Bob Peace from the Glenkens Red Squirrel Group shares his inspiration for getting involved in red squirrel conservation and explains how the volunteer group has gone from strength to strength in recent times.
As a young boy growing up in West Yorkshire in the 1950s, red squirrels were a common sight and grey squirrels were just pictures in nature books. How things change? When I moved to Dumfries and Galloway in the early 70s grey squirrels were a rarity, still confined to the south and a few pockets within the Central Belt and red squirrels were frequently seen in many parts of the region. Fast forward forty years and the picture changed. More greys were being reported, fewer reds were seen and action was required to conserve the population of red squirrels. We were losing our iconic red squirrels. I didn’t want my grandchildren to grow up seeing grey squirrels and only pictures of red squirrels in nature books!
So I got involved initially with the Spring Survey at two sites in the Glenkens locality which I found very rewarding. Then in autumn 2014 a public meeting was held in New Galloway, hosted by Saving Scotland’s Red Squirrels to discuss the future conservation of the red squirrel. Government funding was being reduced and the future of SSRS was in the balance. Local groups of volunteers were seen to be the answer. From seeds sown at this meeting the Glenkens Red Squirrel Group was formed with a small nucleus of dedicated volunteers.

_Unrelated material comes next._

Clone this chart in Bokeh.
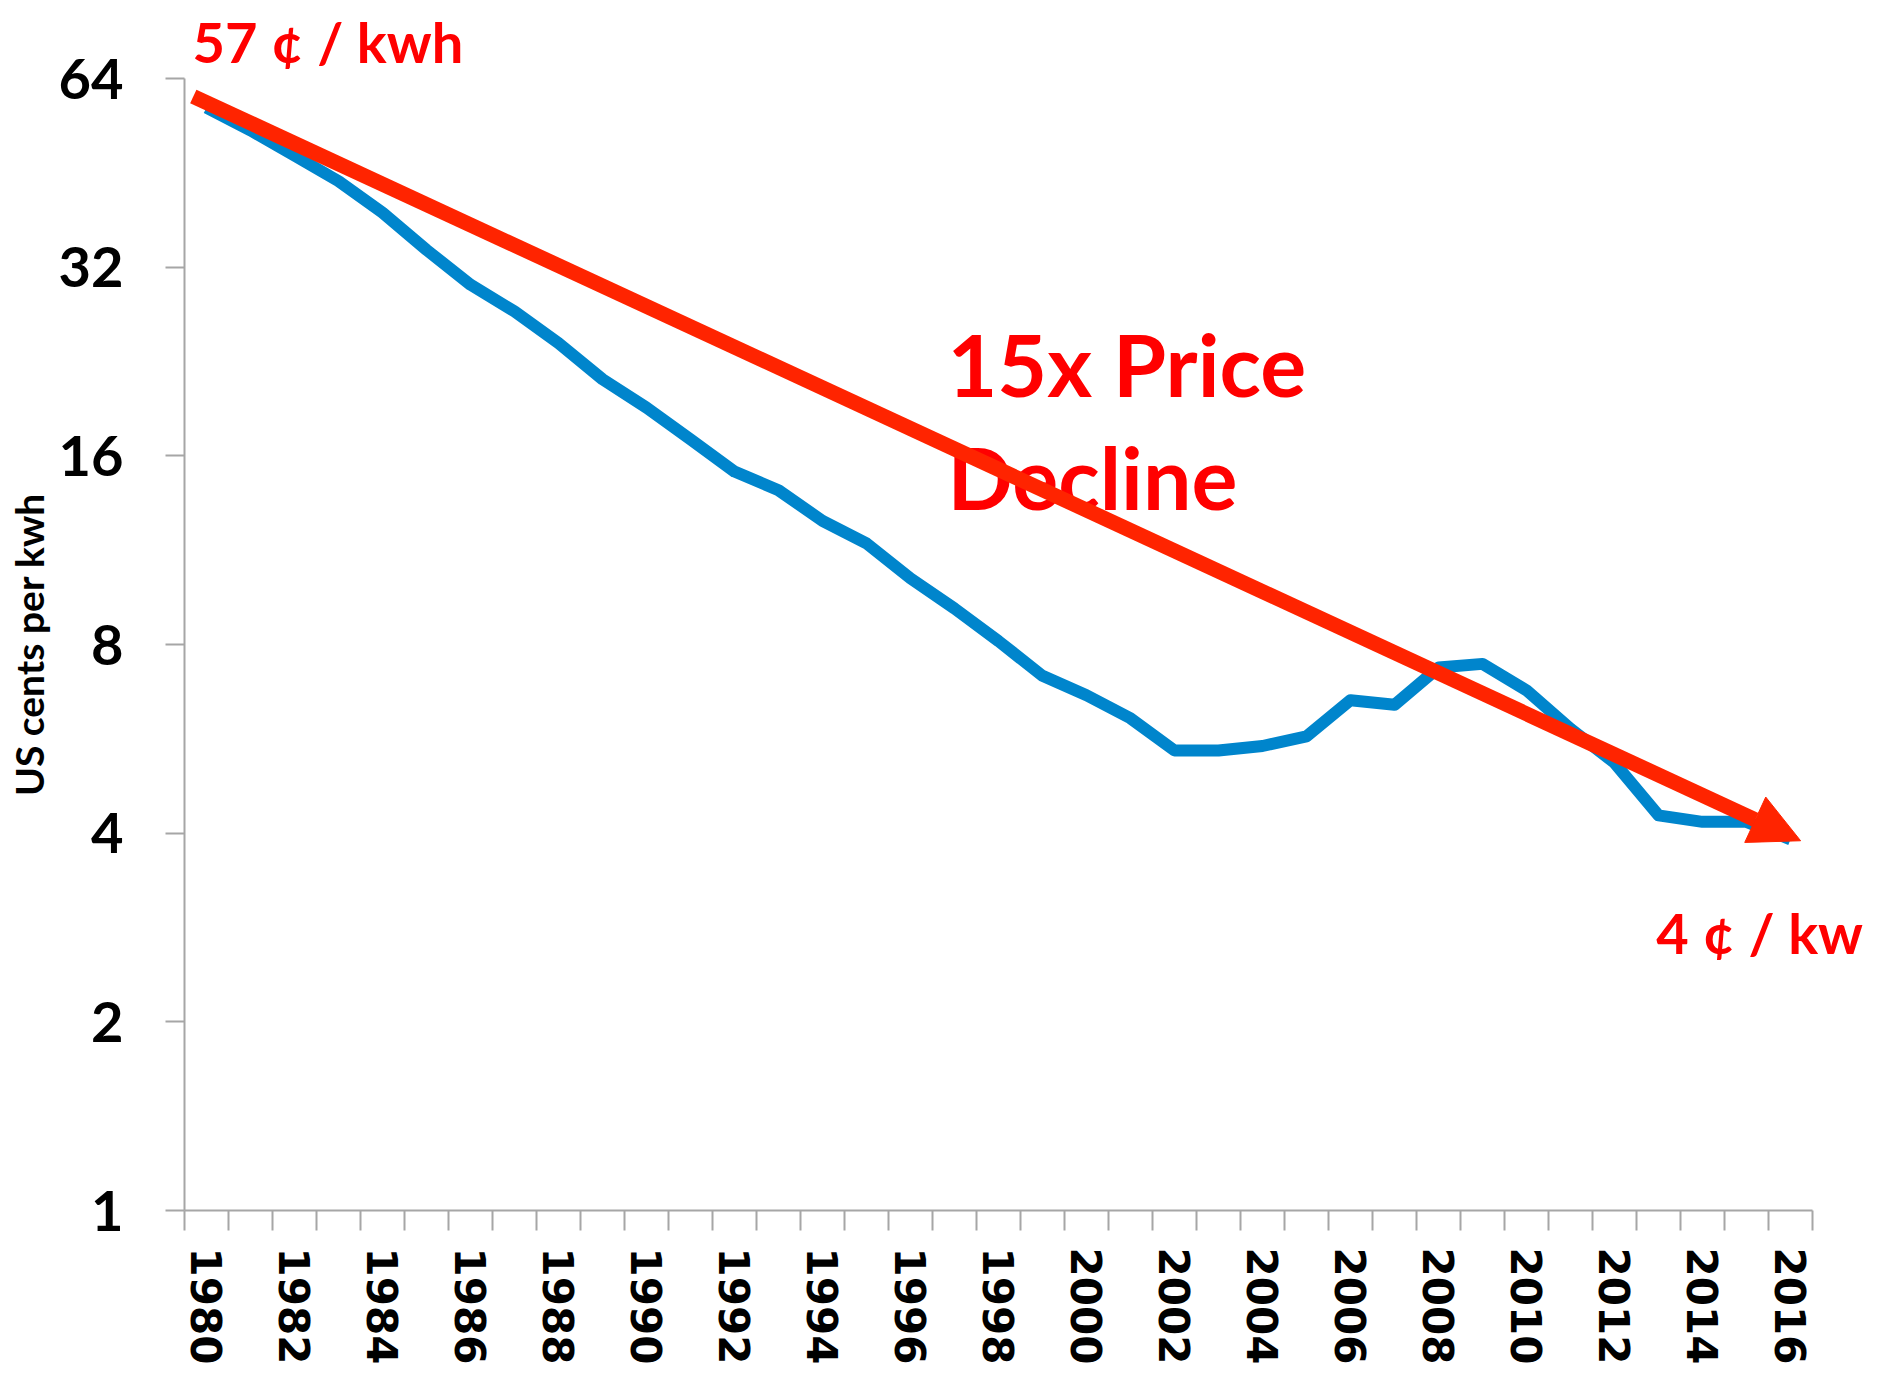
from bokeh.plotting import figure
from bokeh.models import (Range1d, FixedTicker, CustomJSTickFormatter, Arrow,
                          NormalHead, Label, ColumnDataSource)
from bokeh.embed import file_html
from bokeh.resources import INLINE

# ---- data ----
years = list(range(1980, 2017))
price_cents = [57.5, 52.9, 48.2, 43.9, 39.1, 34.1, 30.0, 27.2, 24.2, 21.2,
               19.1, 17.0, 15.1, 14.1, 12.6, 11.6, 10.2, 9.13, 8.1, 7.13,
               6.64, 6.1, 5.42, 5.42, 5.51, 5.71, 6.52, 6.41, 7.35, 7.45,
               6.76, 5.87, 5.18, 4.27, 4.17, 4.17, 3.91]
y_ticks = [1, 2, 4, 8, 16, 32, 64]
x_label_years = list(range(1980, 2017, 2))
x_boundaries = [y - 0.5 for y in range(1980, 2018)]

trend_years = [1979.7, 2016.23]
trend_values = [59.9, 3.89]

start_label = "57 \u00a2 / kwh"
end_label = "4 \u00a2 / kw"
end_label_pos = (2012.95, 2.78)
headline_lines = ["15x Price", "Decline"]
headline_x = 1996.84
headline_y = [22.44, 14.85]

y_title = "US cents per kwh"

# ---- styles / layout ----
BLUE = "#0085CC"
ARROW_RED = "#FF2400"
TEXT_RED = "#FF0000"
AXIS_GRAY = "#A6A6A6"
FONT = "Lato"

W, H = 1872, 1367
LEFT, TOP = 184, 78
AXIS_BOTTOM_PX = 1210     # pixel row of the x axis
AXIS_RIGHT_PX = 1812      # pixel column of the right end of the x axis
BOTTOM = H - AXIS_BOTTOM_PX

frame_w = W - LEFT
axis_w = AXIS_RIGHT_PX - LEFT
x_lo, x_hi = x_boundaries[0], x_boundaries[-1]
x_end = x_lo + (x_hi - x_lo) * frame_w / axis_w

p = figure(width=W, height=H, output_backend="svg", toolbar_location=None,
           y_axis_type="log",
           x_range=Range1d(x_lo, x_end),
           y_range=Range1d(y_ticks[0], y_ticks[-1]),
           min_border_left=LEFT, min_border_right=0,
           min_border_top=TOP, min_border_bottom=BOTTOM)
p.outline_line_color = None
p.xgrid.visible = False
p.ygrid.visible = False
p.background_fill_color = "white"
p.border_fill_color = "white"

# title used as the start-price annotation above the plot
p.title.text = start_label
p.title.align = "left"
p.title.offset = 8
p.title.standoff = 8
p.title.text_font = FONT
p.title.text_font_style = "bold"
p.title.text_font_size = "56px"
p.title.text_color = TEXT_RED

src = ColumnDataSource(dict(year=years, price=price_cents))
p.line("year", "price", source=src, line_color=BLUE, line_width=12,
       line_join="round")

# y axis
ya = p.yaxis[0]
ya.ticker = FixedTicker(ticks=y_ticks, minor_ticks=[])
ya.formatter = CustomJSTickFormatter(code="return String(Math.round(tick));")
ya.axis_line_color = AXIS_GRAY
ya.axis_line_width = 2
ya.major_tick_line_color = AXIS_GRAY
ya.major_tick_line_width = 2
ya.major_tick_in = 0
ya.major_tick_out = 19
ya.minor_tick_line_color = None
ya.major_label_standoff = 42
ya.major_label_text_font = FONT
ya.major_label_text_font_style = "bold"
ya.major_label_text_font_size = "56px"
ya.major_label_text_color = "black"
ya.axis_label = y_title
ya.axis_label_text_font = FONT
ya.axis_label_text_font_style = "bold"
ya.axis_label_text_font_size = "39px"
ya.axis_label_text_color = "black"
ya.axis_label_standoff = 4

# x axis
xa = p.xaxis[0]
xa.bounds = (x_lo, x_hi)
xa.ticker = FixedTicker(ticks=x_label_years, minor_ticks=x_boundaries)
xa.formatter = CustomJSTickFormatter(code="return String(Math.round(tick));")
xa.axis_line_color = AXIS_GRAY
xa.axis_line_width = 2
xa.major_tick_line_color = None
xa.minor_tick_line_color = AXIS_GRAY
xa.minor_tick_line_width = 2
xa.minor_tick_in = 0
xa.minor_tick_out = 20
xa.major_tick_in = 0
xa.major_tick_out = 20
xa.major_label_orientation = "vertical"
xa.major_label_standoff = 17
xa.major_label_text_font = "DejaVu Sans"
xa.major_label_text_font_style = "bold"
xa.major_label_text_font_size = "42px"
xa.major_label_text_color = "black"

# annotations
for txt, yy in zip(headline_lines, headline_y):
    p.add_layout(Label(x=headline_x, y=yy, text=txt, text_font=FONT,
                       text_font_style="bold", text_font_size="86px",
                       text_color=TEXT_RED, text_baseline="alphabetic"))

p.add_layout(Label(x=end_label_pos[0], y=end_label_pos[1], text=end_label,
                   text_font=FONT, text_font_style="bold", text_font_size="56px",
                   text_color=TEXT_RED, text_baseline="alphabetic"))

p.add_layout(Arrow(x_start=trend_years[0], y_start=trend_values[0],
                   x_end=trend_years[1], y_end=trend_values[1],
                   line_color=ARROW_RED, line_width=15, line_cap="butt",
                   end=NormalHead(size=50, fill_color=ARROW_RED,
                                  line_color=ARROW_RED, line_width=1)))

open("out.html", "w").write(file_html(p, INLINE))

Now the real hard work started. I became treasurer and other executive positions were (loosely) filled! A basic constitution was drawn up on a model provided by SSRS. An initial ‘start-up’ grant from SSRS kicked off the finances and the long process of setting up a bank account commenced. To be successful we needed equipment so a shopping list was drawn up. This gave us an idea of future funding needs and a basis on which to focus particular potential funders. It made sense initially to target local funders and the Glenkens Community Shop provided a small grant in 2015 to help fund a number of traps and another grant in 2016 which allowed us to purchase a bespoke gazebo. Other funding was generously given by local estate owners.
With our gazebo we were able to attend local shows, galas etc. which raised the profile of our group, the plight of the red squirrel and also acted as a platform to attract more volunteers and monetary donations. This is hard but satisfying work with little financial gain! Our presence in the public eye spawned more awareness and local press reports highlighted our work and aims.
Other grant applications were submitted but failed to attract success. Undaunted we continued and finally at the end of 2017 we heard that we had been successful in securing funding through the Galloway Glens Landscape Partnership for a period of five years to the tune of £22,600. This required match funding which was available through ‘volunteer hours’. It is therefore vital that all time spent on “squirrel duties” is recorded by all member volunteers of the Group. With our first quarterly cheque in the bank we have been able to purchase more trail cameras and a vital piece of equipment – a thermal imager.
What does the future hold? Who knows? As a Group we have had a good measure of success but recognise that this and also the failures have to be carefully managed. I have had a great deal of enjoyment through my volunteering with the Glenkens Red Squirrel Group and derive much satisfaction from the many comments I receive from people who are supportive of the Group’s work. Believe me, despite the occasional negative comment, it is worth it.